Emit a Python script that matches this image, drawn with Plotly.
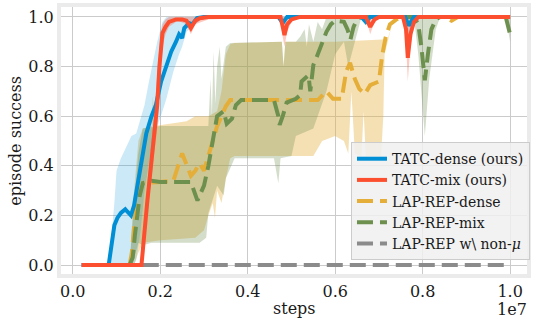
import plotly.graph_objects as go

STEP_UNIT = 1e6  # x values below are in millions of steps

# ---------------- data (x in millions of steps) ----------------
tatc_dense_x = [0.2, 0.82, 0.95, 1.02, 1.1, 1.2, 1.25, 1.33, 1.4, 1.48, 1.55, 1.62, 1.68, 1.8, 1.9,
                2.02, 2.14, 2.25, 2.36, 2.43, 2.5, 2.55, 2.66, 2.73, 2.84, 3.0, 4.7, 4.8, 4.9,
                6.6, 6.7, 6.8, 7.6, 7.68, 7.8, 10.0]
tatc_dense_y = [0.0, 0.0, 0.16, 0.19, 0.21, 0.225, 0.215, 0.2, 0.24, 0.32, 0.4, 0.48, 0.53, 0.6, 0.645,
                0.74, 0.8, 0.86, 0.9, 0.93, 0.915, 0.955, 0.975, 0.97, 0.995, 1.0, 1.0, 0.975, 1.0,
                1.0, 0.98, 1.0, 1.0, 0.965, 1.0, 1.0]
tatc_dense_hi_x = [0.8, 0.85, 0.95, 1.0, 1.1, 1.23, 1.34, 1.45, 1.52, 1.64, 1.73, 1.82, 1.93, 2.05, 2.14, 10.0]
tatc_dense_hi_y = [0.0, 0.05, 0.25, 0.38, 0.43, 0.48, 0.52, 0.53, 0.57, 0.645, 0.73, 0.81, 0.9, 0.98, 1.0, 1.0]
tatc_dense_lo_x = [0.8, 1.4, 1.45, 1.52, 1.55, 1.64, 1.73, 1.82, 1.93, 2.05, 2.14, 2.2, 2.3, 2.43, 2.5,
                   2.6, 2.8, 3.0, 4.75, 4.8, 4.9, 6.65, 6.75, 6.85, 7.6, 7.68, 7.8, 10.0]
tatc_dense_lo_y = [0.0, 0.0, 0.02, 0.1, 0.14, 0.3, 0.4, 0.5, 0.56, 0.62, 0.67, 0.71, 0.78, 0.85, 0.88,
                   0.94, 0.97, 1.0, 1.0, 0.95, 1.0, 1.0, 0.96, 1.0, 1.0, 0.93, 1.0, 1.0]

tatc_mix_x = [0.2, 1.57, 1.7, 1.86, 1.93, 1.98, 2.05, 2.12, 2.2, 2.36, 2.5, 2.6, 2.7, 2.8, 2.9, 3.1,
              4.75, 4.8, 4.84, 4.9, 5.0, 5.2, 6.7, 6.8, 6.9, 7.0, 7.55, 7.62, 7.66, 7.72, 7.8, 7.9, 10.0]
tatc_mix_y = [0.0, 0.0, 0.25, 0.52, 0.645, 0.8, 0.935, 0.96, 0.98, 0.99, 0.99, 0.985, 0.955, 0.985, 0.995, 1.0,
              1.0, 0.96, 0.927, 0.97, 0.99, 1.0, 1.0, 0.96, 0.99, 1.0, 1.0, 0.95, 0.835, 0.93, 0.98, 1.0, 1.0]
tatc_mix_hi_x = [1.57, 1.62, 1.7, 1.86, 1.93, 1.98, 2.05, 2.12, 2.2, 10.0]
tatc_mix_hi_y = [0.0, 0.12, 0.32, 0.6, 0.75, 0.88, 0.97, 0.99, 1.0, 1.0]
tatc_mix_lo_x = [1.57, 1.62, 1.7, 1.86, 1.93, 1.98, 2.05, 2.12, 2.2, 2.4, 2.6, 2.7, 2.8, 3.1,
                 4.75, 4.8, 4.84, 4.9, 5.0, 5.2, 6.7, 6.8, 6.9, 7.0, 7.55, 7.62, 7.66, 7.72, 7.8, 7.9, 10.0]
tatc_mix_lo_y = [0.0, 0.02, 0.2, 0.45, 0.55, 0.7, 0.88, 0.93, 0.96, 0.985, 0.97, 0.93, 0.97, 0.99,
                 1.0, 0.92, 0.88, 0.94, 0.98, 1.0, 1.0, 0.93, 0.98, 1.0, 1.0, 0.9, 0.74, 0.88, 0.96, 1.0, 1.0]

lap_dense_x = [1.3, 1.35, 1.4, 1.45, 1.5, 1.6, 2.0, 2.3, 2.5, 2.6, 2.7, 2.8, 2.9, 3.0, 3.1, 3.2, 3.3,
               3.4, 3.5, 3.6, 5.6, 5.8, 5.95, 6.15, 6.25, 6.34, 6.45, 6.55, 6.68, 6.8, 7.0, 7.07,
               7.15, 7.25, 7.4, 7.6, 8.5, 8.66, 8.8, 10.0]
lap_dense_y = [0.0, 0.05, 0.15, 0.23, 0.27, 0.33, 0.335, 0.34, 0.45, 0.41, 0.36, 0.38, 0.41, 0.38, 0.44, 0.5, 0.56,
               0.6, 0.64, 0.665, 0.665, 0.7, 0.67, 0.67, 0.78, 0.815, 0.75, 0.71, 0.69, 0.725, 0.74, 0.84,
               0.915, 0.97, 0.99, 1.0, 1.0, 0.985, 1.0, 1.0]
lap_dense_hi_x = [1.3, 1.4, 1.5, 1.6, 1.8, 1.83, 1.87, 2.6, 2.8, 3.1, 3.3, 3.4, 3.5, 3.6, 3.7,
                  4.78, 4.82, 4.86, 6.0, 7.2, 7.3, 7.5, 10.0]
lap_dense_hi_y = [0.0, 0.3, 0.5, 0.55, 0.56, 0.68, 0.56, 0.58, 0.6, 0.6, 0.62, 0.7, 0.85, 0.89, 0.895,
                  0.9, 0.8, 0.9, 0.9, 0.91, 0.97, 1.0, 1.0]
lap_dense_lo_x = [1.3, 1.4, 1.5, 1.6, 2.0, 2.8, 3.0, 3.1, 3.2, 3.25, 3.3, 3.4, 3.5, 3.6, 3.7, 5.5, 5.7,
                  6.0, 6.2, 6.3, 6.37, 6.45, 6.6, 6.65, 6.7, 7.05, 7.1, 7.13, 7.3, 7.5, 10.0]
lap_dense_lo_y = [0.0, 0.0, 0.05, 0.09, 0.1, 0.11, 0.14, 0.2, 0.25, 0.19, 0.3, 0.25, 0.35, 0.43, 0.44, 0.44, 0.5,
                  0.52, 0.5, 0.45, 0.7, 0.45, 0.44, 0.62, 0.44, 0.44, 0.6, 0.85, 0.97, 1.0, 1.0]

lap_mix_x = [1.3, 1.37, 1.42, 1.48, 1.53, 1.6, 1.8, 2.0, 2.7, 2.85, 3.0, 3.1, 3.2, 3.3, 3.45, 3.52, 3.64,
             3.73, 3.85, 4.6, 4.7, 4.73, 4.8, 4.89, 5.1, 5.2, 5.23, 5.39, 5.43, 5.5, 5.57, 5.68, 5.8,
             5.9, 6.0, 6.2, 6.28, 6.35, 6.42, 6.5, 6.6, 7.8, 7.9, 7.97, 8.05, 8.12, 8.2, 8.3, 8.4,
             9.9, 10.0]
lap_mix_y = [0.0, 0.03, 0.12, 0.21, 0.28, 0.33, 0.34, 0.335, 0.335, 0.26, 0.32, 0.4, 0.5, 0.6, 0.62, 0.57, 0.59,
             0.645, 0.665, 0.665, 0.6, 0.565, 0.6, 0.655, 0.67, 0.685, 0.74, 0.765, 0.7, 0.806, 0.835, 0.89, 0.94,
             0.97, 0.985, 0.98, 0.95, 0.91, 0.96, 0.99, 1.0, 1.0, 0.97, 0.88, 0.745, 0.85, 0.95, 0.99, 1.0,
             1.0, 0.93]
lap_mix_hi_x = [1.3, 1.4, 1.5, 1.6, 2.0, 3.1, 3.15, 3.18, 3.22, 3.26, 3.3, 3.36, 3.4, 3.5, 3.6,
                4.78, 4.82, 4.86, 5.1, 5.2, 5.3, 5.35, 5.4, 5.5, 5.6, 5.7, 5.8, 10.0]
lap_mix_hi_y = [0.0, 0.25, 0.45, 0.55, 0.56, 0.56, 0.75, 0.6, 0.86, 0.65, 0.8, 0.88, 0.75, 0.88, 0.895,
                0.9, 0.8, 0.9, 0.9, 0.92, 0.95, 0.88, 0.97, 0.9, 0.98, 0.95, 1.0, 1.0]
lap_mix_lo_x = [1.3, 1.4, 1.5, 1.6, 1.8, 2.9, 3.05, 3.1, 3.3, 3.45, 3.5, 3.7, 4.6, 4.7, 4.75, 5.0, 5.1,
                5.5, 5.8, 6.0, 6.2, 6.3, 6.35, 6.45, 6.6, 7.8, 7.9, 8.05, 8.15, 8.3, 8.4, 9.9, 10.0]
lap_mix_lo_y = [0.0, 0.03, 0.09, 0.08, 0.09, 0.09, 0.11, 0.21, 0.32, 0.28, 0.35, 0.43, 0.43, 0.33, 0.43, 0.44, 0.52,
                0.55, 0.7, 0.85, 0.9, 0.8, 0.84, 0.9, 1.0, 1.0, 0.85, 0.52, 0.75, 0.95, 1.0, 1.0, 0.9]

lap_nonmu_x = [1.6, 10.0]
lap_nonmu_y = [0.0, 0.0]

x_tick_vals = [0, 2, 4, 6, 8, 10]
x_tick_text = ["0.0", "0.2", "0.4", "0.6", "0.8", "1.0"]
y_tick_vals = [0.0, 0.2, 0.4, 0.6, 0.8, 1.0]
y_tick_text = ["0.0", "0.2", "0.4", "0.6", "0.8", "1.0"]

# ---------------- styles ----------------
BLUE, RED, GOLD, GREEN, GRAY = "#008fd5", "#fc4f30", "#e5ae38", "#6d904f", "#8b8b8b"
FONT = "DejaVu Serif"


def steps(xs):
    return [v * STEP_UNIT for v in xs]


def band(hx, hy, lx, ly, color, alpha):
    r, g, b = int(color[1:3], 16), int(color[3:5], 16), int(color[5:7], 16)
    return go.Scatter(x=steps(hx) + steps(lx)[::-1], y=list(hy) + list(ly)[::-1],
                      fill="toself", mode="lines", line=dict(width=0),
                      fillcolor=f"rgba({r},{g},{b},{alpha})", hoverinfo="skip", showlegend=False)


fig = go.Figure()
fig.add_trace(band(lap_dense_hi_x, lap_dense_hi_y, lap_dense_lo_x, lap_dense_lo_y, GOLD, 0.38))
fig.add_trace(band(lap_mix_hi_x, lap_mix_hi_y, lap_mix_lo_x, lap_mix_lo_y, GREEN, 0.3))
fig.add_trace(band(tatc_dense_hi_x, tatc_dense_hi_y, tatc_dense_lo_x, tatc_dense_lo_y, BLUE, 0.2))
fig.add_trace(band(tatc_mix_hi_x, tatc_mix_hi_y, tatc_mix_lo_x, tatc_mix_lo_y, RED, 0.3))

DASH = "16px,7px"
lines = [
    ("LAP-REP w\\ non-<i>\u03bc</i>", lap_nonmu_x, lap_nonmu_y, GRAY, DASH, 5),
    ("LAP-REP-dense", lap_dense_x, lap_dense_y, GOLD, DASH, 3),
    ("LAP-REP-mix", lap_mix_x, lap_mix_y, GREEN, DASH, 4),
    ("TATC-dense (ours)", tatc_dense_x, tatc_dense_y, BLUE, "solid", 1),
    ("TATC-mix (ours)", tatc_mix_x, tatc_mix_y, RED, "solid", 2),
]
for name, xs, ys, col, dash, rank in lines:
    fig.add_trace(go.Scatter(x=steps(xs), y=ys, mode="lines", name=name, legendrank=rank,
                             line=dict(color=col, width=4, dash=dash)))

axis_common = dict(showgrid=True, gridcolor="#cbcbcb", gridwidth=1.2, zeroline=False,
                   showline=True, mirror=True, linecolor="#ebebeb", linewidth=4,
                   ticks="", tickfont=dict(family=FONT, size=16, color="#1a1a1a"))

fig.update_layout(
    width=534, height=320,
    margin=dict(l=61, r=4, t=7, b=46),
    paper_bgcolor="white", plot_bgcolor="white",
    font=dict(family=FONT, size=16, color="#1a1a1a"),
    xaxis=dict(range=[-0.27e6, 10.386e6], tickvals=steps(x_tick_vals), ticktext=x_tick_text, **axis_common),
    yaxis=dict(range=[-0.036, 1.040], tickvals=y_tick_vals, ticktext=y_tick_text, **axis_common),
    legend=dict(x=1.0064, y=0.052, xanchor="right", yanchor="bottom",
                bgcolor="rgba(240,240,240,0.85)", bordercolor="#cccccc", borderwidth=1,
                font=dict(family=FONT, size=14, color="#1a1a1a"), tracegroupgap=0),
    annotations=[
        dict(text="steps", x=0.501, y=-0.131, xref="paper", yref="paper", showarrow=False,
             xanchor="center", yanchor="middle", font=dict(family=FONT, size=16)),
        dict(text="1e7", x=1.0043, y=-0.133, xref="paper", yref="paper", showarrow=False,
             xanchor="right", yanchor="middle", font=dict(family=FONT, size=16)),
        dict(text="episode success", x=-0.098, y=0.5, xref="paper", yref="paper", showarrow=False,
             xanchor="center", yanchor="middle", textangle=-90, font=dict(family=FONT, size=16)),
    ],
)

fig.write_html("out.html", config={"displayModeBar": False},
               post_script="document.body.style.margin='0px';")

■ ■ ■ ■ ■ ■ ■

● Exercise:
Pictures are excluded: retype only the lines from the beginning of the listing above through the line with "STEP_UNIT = 1e6", both included.

● Solution to this task:
Emit a Python script that matches this image, drawn with Plotly.
import plotly.graph_objects as go

STEP_UNIT = 1e6  # x values below are in millions of steps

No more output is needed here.